Галерея женщин (Драйзер) - страница 344

Потом появилась высокая, грациозная, романтическая девица, тоже писавшая какие-то стишки. Одевалась она броско и всякий раз по-новому и не менее броско и всякий раз по-новому высказывалась по поводу свободы, самосовершенствования, а также будоражащего и просветляющего опыта, и всё в таком духе. Ее влечение к Доуну – то ли надуманное, то ли ребячливое – не сошло на нет, даже когда Эстер почувствовала себя лучше. Все сходились на том, что они испытывают друг к другу влечение, но ограничивалось ли оно лишь душевной близостью, я сказать не могу. Одно было понятно: эта близость стала не только душевной после кончины Эстер. Но самая интересная из его авантюр (и это тоже достигло моих ушей) выпала на тот период, когда Эстер, по ходу своей болезни, уехала пожить за город – организовал это состоятельный радикал, который, однако, Доуна предпочел не приглашать.
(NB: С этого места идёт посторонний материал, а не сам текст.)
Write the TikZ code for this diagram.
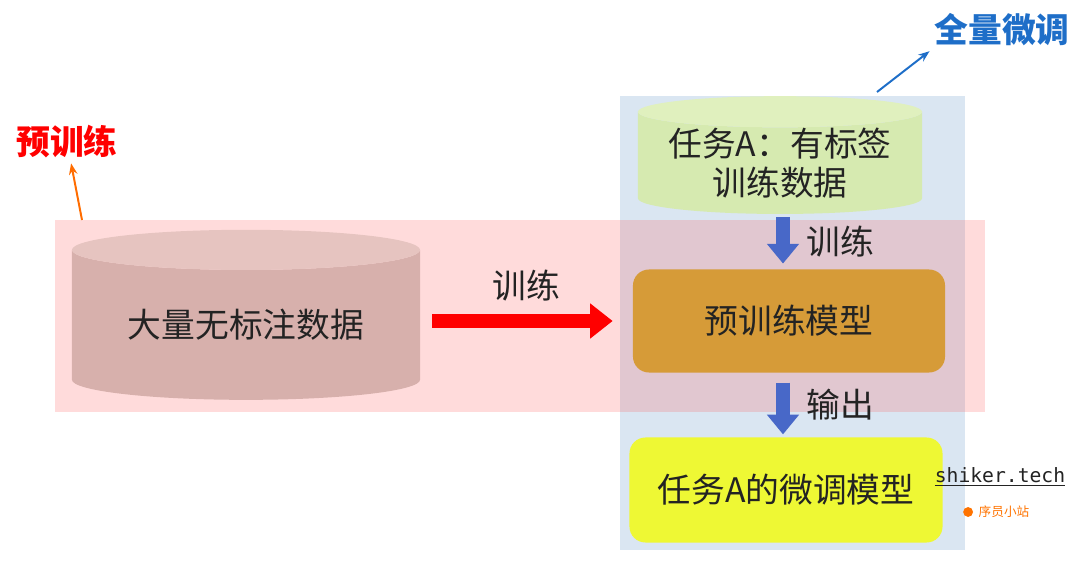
\documentclass[tikz,border=0pt]{standalone}
\usepackage{fontspec}
\setmainfont{Noto Sans CJK SC}
\setmonofont{DejaVu Sans Mono}
\usepackage{tikz}
\usetikzlibrary{shapes.geometric, positioning, arrows.meta}
\usepackage{xcolor}
\definecolor{panelblue}{RGB}{218,230,242}
\definecolor{cylpink}{RGB}{215,176,172}
\definecolor{cyltop}{RGB}{230,196,192}
\definecolor{cylgreen}{RGB}{214,234,176}
\definecolor{cylgreentop}{RGB}{224,240,190}
\definecolor{modelorange}{RGB}{214,155,56}
\definecolor{tuneyellow}{RGB}{238,248,52}
\definecolor{arrowblue}{RGB}{72,104,200}
\definecolor{labelblue}{RGB}{30,110,200}
\definecolor{txt}{RGB}{35,35,35}

\begin{document}
\begin{tikzpicture}[x=0.025cm, y=-0.025cm, font=\fontsize{24}{28}\selectfont, text=txt,
                    db/.style={cylinder, shape border rotate=90, cylinder uses custom fill, inner sep=0pt},
                    box/.style={rounded corners=0.4cm, inner sep=0pt},
                    fat/.style={line width=10pt, arrowblue, -{Triangle[length=14pt, width=22pt]}},
                    thin/.style={line width=1.4pt, -{Stealth[length=8pt]}},
                    lbl/.style={text=txt},
                    tag/.style={font=\fontsize{24}{28}\selectfont\bfseries}]

    \useasboundingbox (0,0) rectangle (1080,565);

    % panels
    \fill[panelblue] (620,96) rectangle (965,550);
    \fill[red!70, fill opacity=0.2] (55,220) rectangle (985,412);

    \node[db, cylinder body fill=cylpink, cylinder end fill=cyltop, aspect=0.17,
          minimum width=8.7cm, minimum height=4.25cm] (raw) at (246,325) {大量无标注数据};
    \node[db, cylinder body fill=cylgreen, cylinder end fill=cylgreentop, aspect=0.14,
          minimum width=7.1cm, minimum height=2.7cm, align=center] (task) at (780,163)
          {任务A：有标签\\训练数据};
    \node[box, fill=modelorange, minimum width=7.8cm, minimum height=2.575cm] (pm) at (789,321) {预训练模型};
    \node[box, fill=tuneyellow, minimum width=7.825cm, minimum height=2.625cm] (ft) at (786,490) {任务A的微调模型};

    \node[tag, text=red] (pre) at (67,142) {预训练};
    \node[tag, text=labelblue] (full) at (1002,30) {全量微调};
    \coordinate (bandtop) at (82,220);
    \coordinate (paneltop) at (877,92);

    \draw[line width=10pt, red, -{Triangle[length=16pt, width=24pt]}, shorten <=0.3cm, shorten >=0.5cm]
        (raw.east |- pm.west) -- node[lbl, above=0.2cm] {训练} (pm.west);
    \draw[fat, shorten <=2pt, shorten >=4pt] (task.south -| 783,0) -- node[lbl, right=0.3cm] {训练} (pm.north -| 783,0);
    \draw[fat, shorten <=7pt, shorten >=2pt] (pm.south -| 783,0) -- node[lbl, right=0.3cm] {输出} (ft.north -| 783,0);

    \draw[thin, orange!85!red] (bandtop) -- (pre);
    \draw[thin, labelblue] (paneltop) -- (full.south west);

    % site mark
    \node[font=\fontsize{14}{16}\selectfont\ttfamily] (site) at (1000,477) {\underline{shiker.tech}};
    \node[font=\fontsize{9}{10}\selectfont, text=orange!90!red] (siten) at (1004,512) {序员小站};
    \fill[orange!90!red] (siten.west) ++(-4pt,0) circle (3.5pt);
\end{tikzpicture}
\end{document}
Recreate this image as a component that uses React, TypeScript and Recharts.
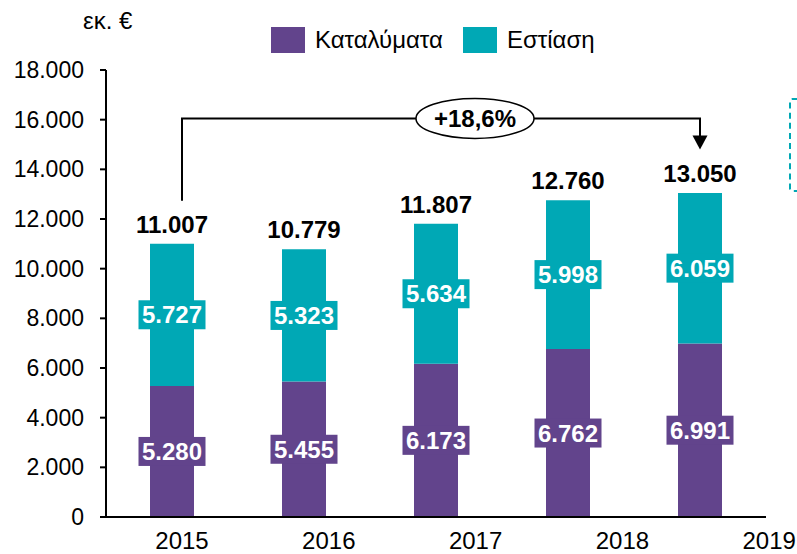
import React from 'react';
import { BarChart, Bar, XAxis, YAxis, LabelList, ReferenceLine } from 'recharts';

const years = ['2015', '2016', '2017', '2018', '2019'];
const accommodation = [5280, 5455, 6173, 6762, 6991];
const foodService = [5727, 5323, 5634, 5998, 6059];
const totals = [11007, 10779, 11807, 12760, 13050];
const yTicks = [0, 2000, 4000, 6000, 8000, 10000, 12000, 14000, 16000, 18000];
const seriesNames = ['Καταλύματα', 'Εστίαση'];
const unitLabel = 'εκ. €';
const growthLabel = '+18,6%';

const PURPLE = '#62448C';
const TEAL = '#00A8B5';
const FONT = '"Liberation Sans", Arial, sans-serif';

// bracket annotation heights (value units)
const bracketStart = 12730;
const bracketTop = 16050;
const arrowEnd = 14800;

const fmt = (v: number) => String(v).replace(/\B(?=(\d{3})+(?!\d))/g, '.');

const data = years.map((year, i) => ({
    year,
    acc: accommodation[i],
    food: foodService[i],
}));

const boxLabel = (color: string) => (props: any) => {
    const { x, y, width, height, value } = props;
    const cx = x + width / 2;
    const cy = y + height / 2;
    return (
        <g>
            <rect x={cx - 33.5} y={cy - 14.5} width={67} height={29} fill={color} />
            <text x={cx} y={cy + 8.5} textAnchor="middle" fill="#fff" fontSize={24} fontWeight="bold" fontFamily={FONT}>
                {fmt(value)}
            </text>
        </g>
    );
};

const totalLabel = (props: any) => {
    const { x, y, width, index } = props;
    return (
        <text x={x + width / 2} y={y - 11} textAnchor="middle" fill="#000" fontSize={24} fontWeight="bold" fontFamily={FONT}>
            {fmt(totals[index])}
        </text>
    );
};

const XTick = (props: any) => {
    const { x, y, payload, index } = props;
    return (
        <text x={x + 10 + index * 14.8} y={y + 30} textAnchor="middle" fill="#000" fontSize={24} fontFamily={FONT}>
            {payload.value}
        </text>
    );
};

export default function App() {
    return (
        <div style={{ position: 'absolute', left: 0, top: 0, width: 797, height: 554, overflow: 'hidden', background: '#fff', fontFamily: FONT }}>
            <div style={{ position: 'absolute', left: 83, top: 7, fontSize: 24, color: '#000' }}>{unitLabel}</div>

            <div style={{ position: 'absolute', left: 271, top: 26, display: 'flex', alignItems: 'center', fontSize: 24, color: '#000' }}>
                {seriesNames.map((name, i) => (
                    <div key={name} style={{ display: 'flex', alignItems: 'center', marginRight: 20 }}>
                        <div style={{ width: 34, height: 26, background: i === 0 ? PURPLE : TEAL, marginRight: 10 }} />
                        <span>{name}</span>
                    </div>
                ))}
            </div>

            <div style={{ position: 'absolute', left: 789, top: 98, width: 40, height: 90, border: `2px dashed ${TEAL}`, borderRadius: 3 }} />

            <BarChart width={797} height={554} data={data} margin={{ top: 70, right: 31, left: 0, bottom: 0 }}>
                <XAxis
                    dataKey="year"
                    height={37}
                    tickLine={false}
                    tickSize={0}
                    axisLine={{ stroke: '#000', strokeWidth: 2 }}
                    tick={<XTick />}
                    interval={0}
                />
                <YAxis
                    width={106}
                    domain={[0, 18000]}
                    ticks={yTicks}
                    tickFormatter={fmt}
                    tickSize={6}
                    tickMargin={16}
                    tickLine={{ stroke: '#000', strokeWidth: 2 }}
                    axisLine={{ stroke: '#000', strokeWidth: 2 }}
                    tick={{ fill: '#000', fontSize: 23, fontFamily: FONT }}
                />
                <Bar dataKey="acc" stackId="a" fill={PURPLE} barSize={44} isAnimationActive={false}>
                    <LabelList dataKey="acc" content={boxLabel(PURPLE)} />
                </Bar>
                <Bar dataKey="food" stackId="a" fill={TEAL} barSize={44} isAnimationActive={false}>
                    <LabelList dataKey="food" content={boxLabel(TEAL)} />
                    <LabelList dataKey="food" content={totalLabel} />
                </Bar>

                <ReferenceLine
                    segment={[{ x: years[0], y: bracketStart }, { x: years[0], y: bracketTop }]}
                    shape={(p: any) => <line x1={p.x1 + 10} y1={p.y1} x2={p.x2 + 10} y2={p.y2} stroke="#000" strokeWidth={2} />}
                />
                <ReferenceLine
                    segment={[{ x: years[0], y: bracketTop }, { x: years[4], y: bracketTop }]}
                    shape={(p: any) => {
                        const left = Math.min(p.x1, p.x2) + 10;
                        const right = Math.max(p.x1, p.x2);
                        const cx = (left + right) / 2 + 34;
                        return (
                            <g>
                                <line x1={left - 1} y1={p.y1} x2={right + 1} y2={p.y2} stroke="#000" strokeWidth={2} />
                                <ellipse cx={cx} cy={p.y1} rx={59} ry={20} fill="#fff" stroke="#000" strokeWidth={1.5} />
                                <text x={cx} y={p.y1 + 8.5} textAnchor="middle" fill="#000" fontSize={24} fontWeight="bold" fontFamily={FONT}>
                                    {growthLabel}
                                </text>
                            </g>
                        );
                    }}
                />
                <ReferenceLine
                    segment={[{ x: years[4], y: bracketTop }, { x: years[4], y: arrowEnd }]}
                    shape={(p: any) => {
                        const top = Math.min(p.y1, p.y2);
                        const tip = Math.max(p.y1, p.y2);
                        return (
                            <g>
                                <line x1={p.x1} y1={top} x2={p.x1} y2={tip - 13} stroke="#000" strokeWidth={2} />
                                <polygon points={`${p.x1 - 7.5},${tip - 14} ${p.x1 + 7.5},${tip - 14} ${p.x1},${tip}`} fill="#000" />
                            </g>
                        );
                    }}
                />
            </BarChart>
        </div>
    );
}
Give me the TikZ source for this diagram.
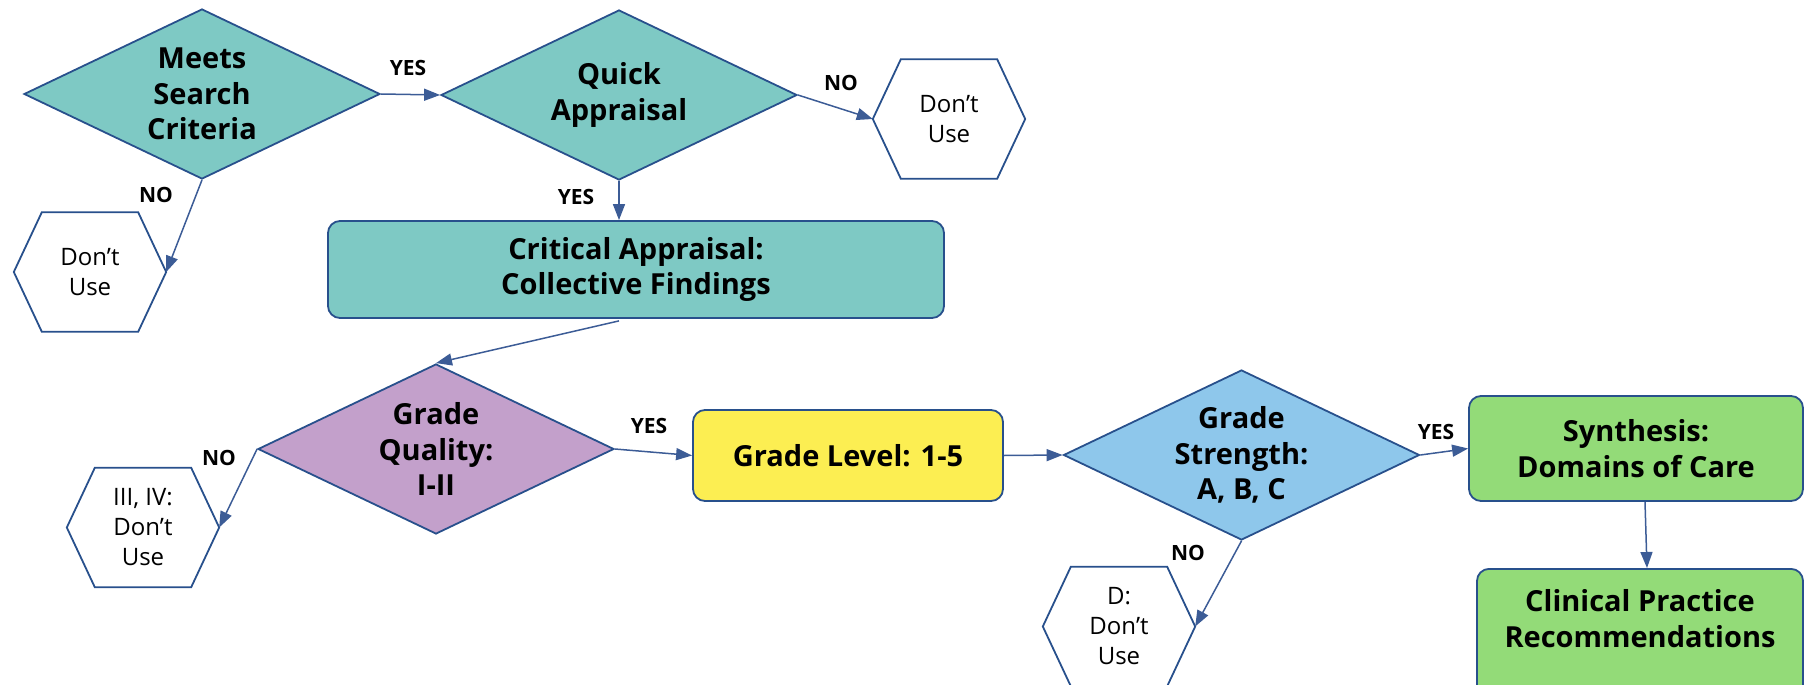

Она отсутствовала месяц-полтора, он же оставался в городе.

Именно в это время у Доуна приключился очередной бурный роман – на сей раз он прибился к любвеобильной Венере, каковая задолго до его появления на сцене уже успела позабавить обитателей наших краев своей тягой к романам. Она была хороша собой и довольно умна – но являлась ли ровней Эстер Норн? Ни в коей мере. Впрочем, это здесь ни при чем. Меня заинтересовало то, что после всех своих ахов по поводу импресарио и в самый разгар болезни жены он потащился за этой жесткой, насмешливой и довольно равнодушной к нему дамой в манере истинного трубадура, пешком, в какие-то горы на севере штата Нью-Йорк, куда она отправилась на лето. «А, да. Лейф Доун! Этот милый глупенький сумасброд. Представляете, он, душка, в прошлом июне пришел пешком ко мне в Гранит-Лодж. За авто ему платить было нечем, вот он и отшагал всю дорогу. Я тогда не знала – знала бы, дала б ему денег. Ох уж эти поэты! Согласитесь, влюбленности порой бывают докучными. Поди пойми, что делать с этаким поэтом, витающим в облаках!»

Потом описания, с точными датами.

То был не единственный этап интересного и, как мне виделось, калейдоскопического и довольно причудливого романа. Хотя после болезни – а она растянулась на несколько месяцев – Эстер Норн была все еще слаба, тем не менее она опять начала появляться на людях. Мне она казалась даже красивее прежнего. Было нечто особо одухотворенное, средневековое в ее очень бледном лице, рыжих волосах, по-прежнему синих глазах, истончившемся теле и явственной изможденности. В совокупности все это создавало ощущение хрупкости, нежности цветка. Дополнительное очарование ей придавал неестественный румянец на щеках – признак болезни, которая вселилась в нее, причем навсегда. Я, помнится, приостанавливался, увидев ее, пораженный свечением, которое уже успели заметить многие.